Swordfish and Tomatoes with Basil Sauce
Serves 4 - Gluten Free, Vegetarian
2 SmartPoints® Per serving (1 swordfish steak, 2 plum tomato halves, 2 cherry tomatoes, and 1 tablespoon sauce)
- 4 Plum or other small tomatoes, halved
- 1 cup whole cherry tomatoes
- 1 1/2 cups lightly packed fresh basil leaves
- 3 tablespoons chicken broth
- 3 tablespoons grated Parmesan
- 3 tablespoons chopped walnuts
- 1 garlic clove, chopped
- 2 teaspoons lemon juice
- 3 teaspoons olive oil
- 1/2 teaspoon salt
- 1/2 teaspoon black pepper
- 4 (5oz) swordfish steaks
- Spray broiler rack with nonstick spray; preheat broiler.
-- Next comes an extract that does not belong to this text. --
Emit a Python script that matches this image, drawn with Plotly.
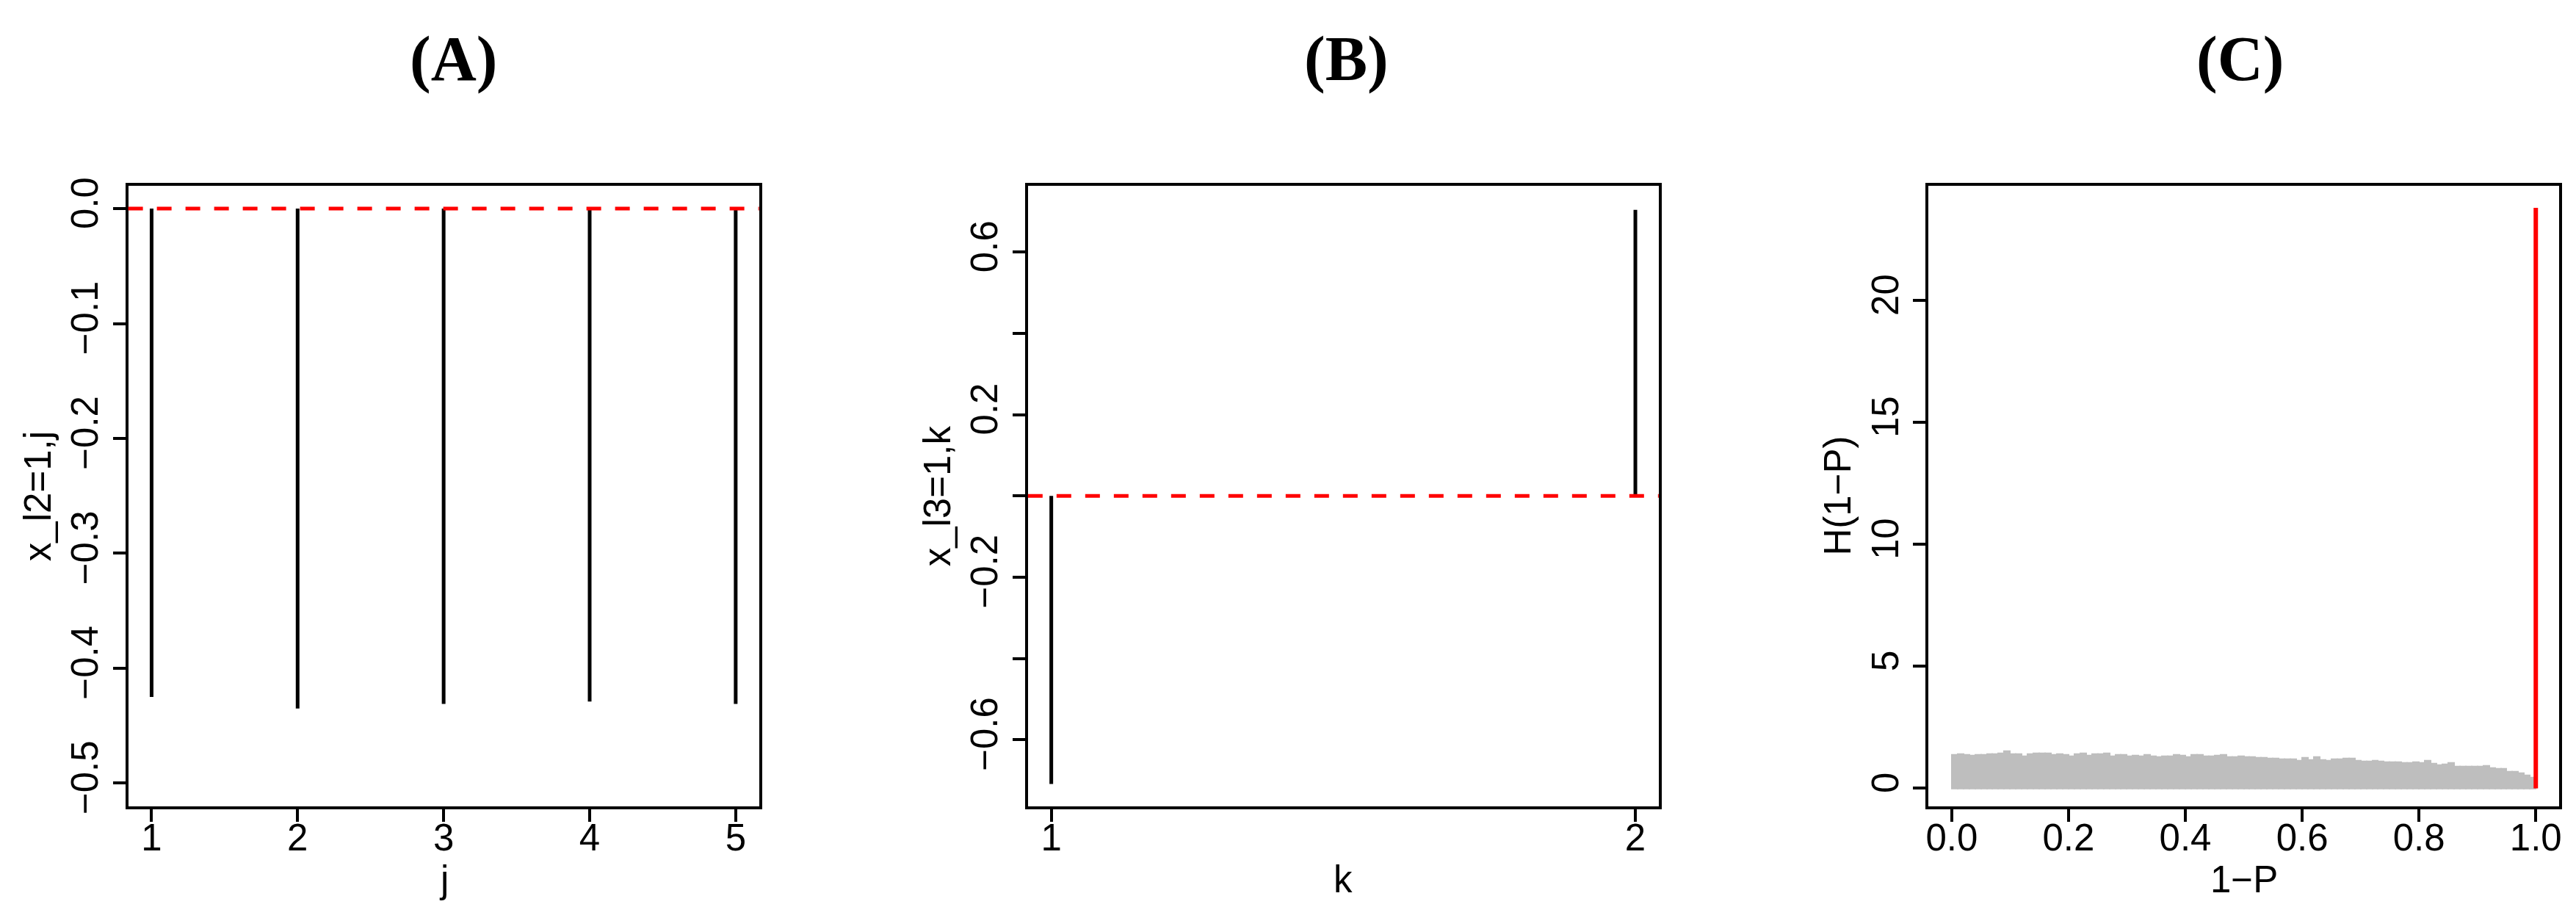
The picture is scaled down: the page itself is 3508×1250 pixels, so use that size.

- Place all tomatoes on broiler rack and lightly spray with olive oil nonstick spray. Broil 5 inches from heat until tomatoes are softened about 8 minutes.
- Meanwhile, to make sauce, combine basil, broth, Parmesan, walnuts, garlic, lemon juice, 1 teaspoon oil, 1/4 teaspoon salt, and 1/4 teaspoon pepper in blender or food processor, and pulse until finely chopped. Set aside.
- Heat remain 2 teaspoons oil in large skillet over medium-high heat. Sprinkle fish with remaining 1/4 teaspoon salt and remaining 1/4 teaspoon pepper. Add fish to skillet and cook, turning once, until fish flakes easily with a fork, about 8 minutes.
- Divide swordfish and tomatoes evenly among 4 plates and drizzle evenly with sauce.